An accident which occurred during these imperial excursions threw a damp over their merriment. In ascending the Peer Punjal, the loftiest mountain of the southern chain, from whose summit the eye commands an extensive prospect of Cashmere, one of the foremost elephants was seized with terror, occasioned, according to the Hindoos, by the length and steepness of the acclivity. This beast was one of those upon which the ladies of the harem were mounted; and fifteen others, employed in the same service, followed. The moment his courage failed him he began to reel backwards; and striking against the animal which immediately succeeded, forced him also to retreat. Thus the shock, communicated from the first to the second, and from the second to the third, in an instant threw back the whole fifteen; and being upon the giddy edge of a precipice, no exertion of their drivers or of the bystanders could check their fall; and down they rolled over the rocks into the abyss, with the ladies upon their backs. This accident threw the whole army into consternation. A general halt took place. The most adventurous immediately crept down the cliffs, and were followed by the rest, to aid such as should have escaped with life, and remove the bodies of the dead. Here, to their great astonishment, they found that, by the mercy of Providence, only three or four of the ladies had been killed; but the elephants, which, when they sink under their prodigious burdens even on a smooth road, never rise again, had all been mortally wounded by the fall, and could by no means be lifted from the spot. Even two days afterward, however, when Bernier again visited the place, he observed some of the poor animals moving their trunks.

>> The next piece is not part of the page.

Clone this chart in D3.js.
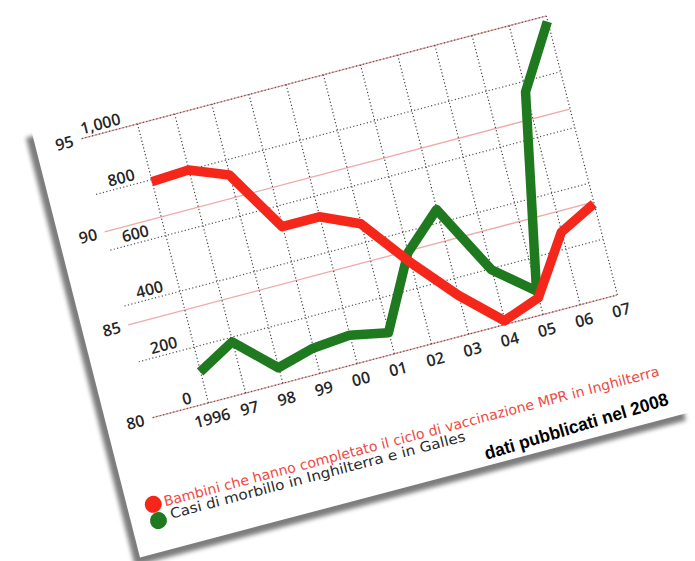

On returning to Delhi from Cashmere, our traveller appears to have remained quiet for some time, pursuing his researches amid the mazes of the atomical philosophy; for he was a disciple of Democritus, and enjoying those “noctes cœnæque deorum” which seem to have constituted one of the principal pleasures of his friend Danekmend Khan. His influence with this chief he exerted for the benefit of others no less than for his own. Numerous were the individuals who owed to his interference or recommendation their admission into the service of the khan, or the speedy termination of their affairs at court, where Danekmend, who possessed the especial favour of the emperor, could almost always procure an audience, or give success to a petition. These kind offices were uniformly repaid with abundant flattery, if not with gratitude; and the skilful practitioners invariably discharged a portion of the debt beforehand. Putting on a grave face—a possession of infinite value in the East—every person who had need of his services assured him at the outset of the affair that he was the Aristotalis, the Bocrate, and the Abousina Ulzaman (that is, the Aristotle, the Hippocrates, and the Avicenna) of the age. It was in vain that he disavowed all claim to such immediate honours; they persisted in their assertions; argued down his modesty; and eternally renewing the charge, compelled him to acquiesce, and consent to allow all the glorious attributes of those illustrious men to be centred in his own person. A Brahmin whom he recommended to the khan outdid them all; for, upon his first introduction to his master, after having compared him to the greatest kings and conquerors that ever reigned, he concluded by gravely observing, “My lord, whenever you put your foot in the stirrup, and ride abroad accompanied by your cavalry, the earth trembles beneath your feet, the eight elephants which support it not being able to endure so great an exertion!” Upon this, Bernier, who could no longer restrain his disposition to laugh, remarked to the khan, that since this was the case, it was advisable that he should ride as seldom as possible on horseback, in order to prevent those earthquakes, which might, perhaps, occasion much mischief. “You are perfectly right,” replied Danekmend, with a smile, “and it is for that very reason that I generally go abroad in a palanquin!”